* _Data to use_
**********

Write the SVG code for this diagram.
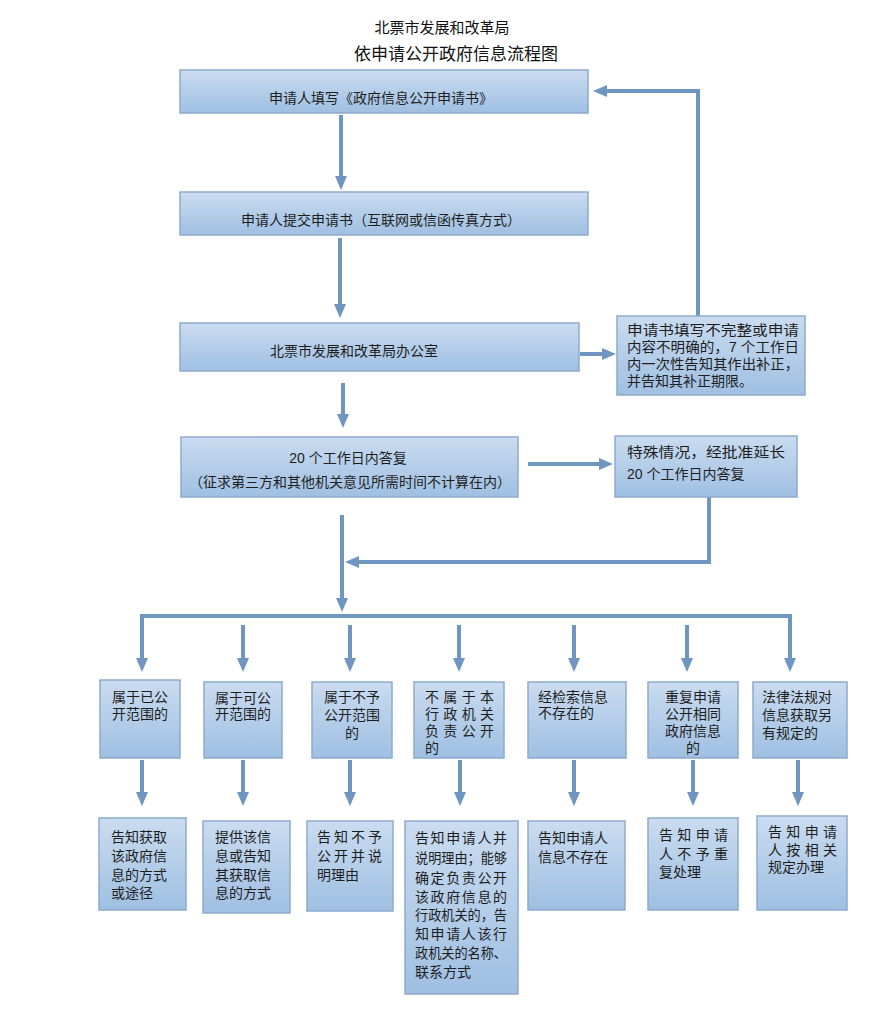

**********

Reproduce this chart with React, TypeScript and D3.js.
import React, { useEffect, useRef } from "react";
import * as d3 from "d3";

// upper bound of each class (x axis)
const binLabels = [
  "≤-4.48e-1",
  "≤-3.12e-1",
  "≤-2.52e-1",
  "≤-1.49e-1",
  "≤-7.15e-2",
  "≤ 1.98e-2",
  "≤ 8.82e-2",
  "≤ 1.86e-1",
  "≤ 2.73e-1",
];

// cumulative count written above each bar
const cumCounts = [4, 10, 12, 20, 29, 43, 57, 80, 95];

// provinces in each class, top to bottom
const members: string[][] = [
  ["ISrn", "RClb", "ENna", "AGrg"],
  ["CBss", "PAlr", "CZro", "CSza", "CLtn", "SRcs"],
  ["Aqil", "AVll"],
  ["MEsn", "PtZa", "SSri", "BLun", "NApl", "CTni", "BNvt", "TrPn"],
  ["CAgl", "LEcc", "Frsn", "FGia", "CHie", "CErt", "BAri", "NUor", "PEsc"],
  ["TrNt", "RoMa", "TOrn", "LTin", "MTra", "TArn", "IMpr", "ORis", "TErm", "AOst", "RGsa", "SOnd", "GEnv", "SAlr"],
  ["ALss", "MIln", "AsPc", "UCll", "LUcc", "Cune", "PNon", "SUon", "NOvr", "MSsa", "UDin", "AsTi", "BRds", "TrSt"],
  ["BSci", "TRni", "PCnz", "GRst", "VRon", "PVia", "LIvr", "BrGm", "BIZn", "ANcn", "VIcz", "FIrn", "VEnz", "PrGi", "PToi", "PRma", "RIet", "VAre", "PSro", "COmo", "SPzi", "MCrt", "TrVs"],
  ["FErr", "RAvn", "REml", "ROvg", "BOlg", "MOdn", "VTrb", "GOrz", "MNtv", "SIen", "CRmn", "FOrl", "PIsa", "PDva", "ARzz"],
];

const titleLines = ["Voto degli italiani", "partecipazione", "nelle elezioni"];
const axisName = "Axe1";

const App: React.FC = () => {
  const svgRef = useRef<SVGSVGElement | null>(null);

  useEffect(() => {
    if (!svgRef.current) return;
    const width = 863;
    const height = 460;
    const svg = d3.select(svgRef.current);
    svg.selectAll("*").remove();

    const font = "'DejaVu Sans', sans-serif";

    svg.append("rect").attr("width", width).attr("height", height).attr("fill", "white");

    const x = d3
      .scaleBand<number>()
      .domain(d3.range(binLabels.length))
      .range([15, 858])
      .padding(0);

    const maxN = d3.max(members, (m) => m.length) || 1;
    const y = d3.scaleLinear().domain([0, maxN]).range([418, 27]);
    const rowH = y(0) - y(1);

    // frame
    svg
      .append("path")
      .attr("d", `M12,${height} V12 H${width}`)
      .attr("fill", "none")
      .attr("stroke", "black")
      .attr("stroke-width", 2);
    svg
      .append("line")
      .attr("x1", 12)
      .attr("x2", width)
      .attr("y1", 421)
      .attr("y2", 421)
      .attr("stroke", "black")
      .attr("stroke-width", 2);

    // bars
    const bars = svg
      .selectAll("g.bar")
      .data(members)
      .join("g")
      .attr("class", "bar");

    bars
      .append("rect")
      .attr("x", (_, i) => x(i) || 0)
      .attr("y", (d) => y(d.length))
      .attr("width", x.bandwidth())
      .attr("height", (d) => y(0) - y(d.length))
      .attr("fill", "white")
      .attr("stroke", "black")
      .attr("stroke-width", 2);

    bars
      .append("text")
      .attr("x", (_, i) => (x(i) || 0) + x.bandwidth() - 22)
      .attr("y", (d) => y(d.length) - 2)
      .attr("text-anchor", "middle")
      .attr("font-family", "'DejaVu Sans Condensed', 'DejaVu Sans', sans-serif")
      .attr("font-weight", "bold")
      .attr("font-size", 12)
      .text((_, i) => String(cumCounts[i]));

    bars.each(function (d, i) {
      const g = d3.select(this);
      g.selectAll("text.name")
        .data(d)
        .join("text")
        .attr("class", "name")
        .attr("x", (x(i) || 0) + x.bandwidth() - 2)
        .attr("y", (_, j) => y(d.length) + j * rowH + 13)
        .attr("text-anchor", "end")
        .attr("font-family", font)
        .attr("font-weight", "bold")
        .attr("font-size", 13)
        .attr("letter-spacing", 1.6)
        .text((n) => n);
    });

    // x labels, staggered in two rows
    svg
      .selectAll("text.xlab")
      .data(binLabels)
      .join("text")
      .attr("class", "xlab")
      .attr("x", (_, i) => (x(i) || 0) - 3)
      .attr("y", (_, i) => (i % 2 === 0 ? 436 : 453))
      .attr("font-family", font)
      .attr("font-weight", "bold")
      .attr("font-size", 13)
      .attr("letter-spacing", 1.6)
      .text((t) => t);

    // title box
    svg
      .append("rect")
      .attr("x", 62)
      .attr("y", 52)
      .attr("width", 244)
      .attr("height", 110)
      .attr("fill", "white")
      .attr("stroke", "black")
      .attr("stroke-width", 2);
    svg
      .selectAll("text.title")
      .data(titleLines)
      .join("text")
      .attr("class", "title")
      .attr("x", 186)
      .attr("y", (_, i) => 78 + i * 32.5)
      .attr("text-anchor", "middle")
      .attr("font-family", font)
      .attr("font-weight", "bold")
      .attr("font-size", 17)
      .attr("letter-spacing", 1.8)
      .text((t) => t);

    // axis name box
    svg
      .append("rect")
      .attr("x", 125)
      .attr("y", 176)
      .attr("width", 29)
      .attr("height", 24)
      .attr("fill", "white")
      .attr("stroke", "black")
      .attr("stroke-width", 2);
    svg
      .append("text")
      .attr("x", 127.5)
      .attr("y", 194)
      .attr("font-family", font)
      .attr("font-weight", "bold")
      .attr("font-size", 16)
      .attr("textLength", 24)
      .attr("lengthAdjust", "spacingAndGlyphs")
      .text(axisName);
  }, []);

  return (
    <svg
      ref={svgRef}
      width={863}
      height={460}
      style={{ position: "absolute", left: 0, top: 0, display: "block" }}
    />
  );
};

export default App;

**********

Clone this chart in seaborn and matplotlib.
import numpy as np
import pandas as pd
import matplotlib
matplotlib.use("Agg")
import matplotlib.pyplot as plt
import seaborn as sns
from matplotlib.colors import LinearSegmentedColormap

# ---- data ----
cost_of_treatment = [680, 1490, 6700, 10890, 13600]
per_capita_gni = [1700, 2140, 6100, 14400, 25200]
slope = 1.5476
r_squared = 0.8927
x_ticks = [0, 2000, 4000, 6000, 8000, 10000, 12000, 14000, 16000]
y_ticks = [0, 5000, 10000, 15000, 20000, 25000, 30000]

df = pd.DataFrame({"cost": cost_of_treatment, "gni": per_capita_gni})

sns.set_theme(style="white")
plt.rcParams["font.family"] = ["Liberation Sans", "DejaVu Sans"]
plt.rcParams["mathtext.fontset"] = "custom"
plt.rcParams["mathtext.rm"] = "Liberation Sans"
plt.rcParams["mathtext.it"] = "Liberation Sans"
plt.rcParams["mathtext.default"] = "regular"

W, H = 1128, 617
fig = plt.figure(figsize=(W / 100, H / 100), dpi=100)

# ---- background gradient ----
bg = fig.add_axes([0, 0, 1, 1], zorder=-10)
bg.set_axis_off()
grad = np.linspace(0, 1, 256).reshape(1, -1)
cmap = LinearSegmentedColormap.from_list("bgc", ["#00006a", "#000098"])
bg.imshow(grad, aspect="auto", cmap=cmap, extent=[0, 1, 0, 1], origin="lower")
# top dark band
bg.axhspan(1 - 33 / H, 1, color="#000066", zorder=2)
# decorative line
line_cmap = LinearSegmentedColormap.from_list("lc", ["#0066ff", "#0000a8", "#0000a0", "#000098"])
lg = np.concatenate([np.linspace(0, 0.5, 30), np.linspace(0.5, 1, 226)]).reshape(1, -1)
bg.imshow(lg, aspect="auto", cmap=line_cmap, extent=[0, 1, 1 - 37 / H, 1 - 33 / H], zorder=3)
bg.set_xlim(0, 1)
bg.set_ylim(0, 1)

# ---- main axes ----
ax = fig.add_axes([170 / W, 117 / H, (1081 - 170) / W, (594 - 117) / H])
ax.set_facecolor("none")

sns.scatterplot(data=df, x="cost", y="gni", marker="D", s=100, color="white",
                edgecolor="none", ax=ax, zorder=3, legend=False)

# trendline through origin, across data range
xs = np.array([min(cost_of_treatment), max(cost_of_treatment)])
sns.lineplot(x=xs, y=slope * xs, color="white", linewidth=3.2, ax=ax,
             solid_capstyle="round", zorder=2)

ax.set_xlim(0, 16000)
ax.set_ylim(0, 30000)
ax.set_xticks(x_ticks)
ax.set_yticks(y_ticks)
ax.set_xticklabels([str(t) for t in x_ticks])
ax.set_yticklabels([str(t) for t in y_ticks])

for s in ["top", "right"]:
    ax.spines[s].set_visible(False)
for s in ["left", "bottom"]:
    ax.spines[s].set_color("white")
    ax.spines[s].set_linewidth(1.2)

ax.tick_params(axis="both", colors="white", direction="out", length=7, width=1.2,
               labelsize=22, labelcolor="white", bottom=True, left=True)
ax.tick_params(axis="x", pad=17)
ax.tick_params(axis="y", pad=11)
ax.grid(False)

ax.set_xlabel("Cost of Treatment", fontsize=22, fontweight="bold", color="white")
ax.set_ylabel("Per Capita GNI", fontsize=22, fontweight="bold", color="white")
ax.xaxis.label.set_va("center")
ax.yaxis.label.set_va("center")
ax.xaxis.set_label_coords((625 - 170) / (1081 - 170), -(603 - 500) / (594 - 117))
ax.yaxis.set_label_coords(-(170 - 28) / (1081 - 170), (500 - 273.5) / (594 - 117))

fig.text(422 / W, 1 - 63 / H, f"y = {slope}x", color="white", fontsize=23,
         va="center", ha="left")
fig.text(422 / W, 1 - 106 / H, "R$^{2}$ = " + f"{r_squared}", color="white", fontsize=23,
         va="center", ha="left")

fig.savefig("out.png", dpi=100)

**********

* _Exercise details_
Give again, word for word, every line of the listing above from the one with "Clone this chart in seaborn and matplotlib." to the one with "fig = plt.figure(figsize=(W", both inclusive, and nothing beyond them.

* _Response for this exercise_
Clone this chart in seaborn and matplotlib.
import numpy as np
import pandas as pd
import matplotlib
matplotlib.use("Agg")
import matplotlib.pyplot as plt
import seaborn as sns
from matplotlib.colors import LinearSegmentedColormap

# ---- data ----
cost_of_treatment = [680, 1490, 6700, 10890, 13600]
per_capita_gni = [1700, 2140, 6100, 14400, 25200]
slope = 1.5476
r_squared = 0.8927
x_ticks = [0, 2000, 4000, 6000, 8000, 10000, 12000, 14000, 16000]
y_ticks = [0, 5000, 10000, 15000, 20000, 25000, 30000]

df = pd.DataFrame({"cost": cost_of_treatment, "gni": per_capita_gni})

sns.set_theme(style="white")
plt.rcParams["font.family"] = ["Liberation Sans", "DejaVu Sans"]
plt.rcParams["mathtext.fontset"] = "custom"
plt.rcParams["mathtext.rm"] = "Liberation Sans"
plt.rcParams["mathtext.it"] = "Liberation Sans"
plt.rcParams["mathtext.default"] = "regular"

W, H = 1128, 617
fig = plt.figure(figsize=(W / 100, H / 100), dpi=100)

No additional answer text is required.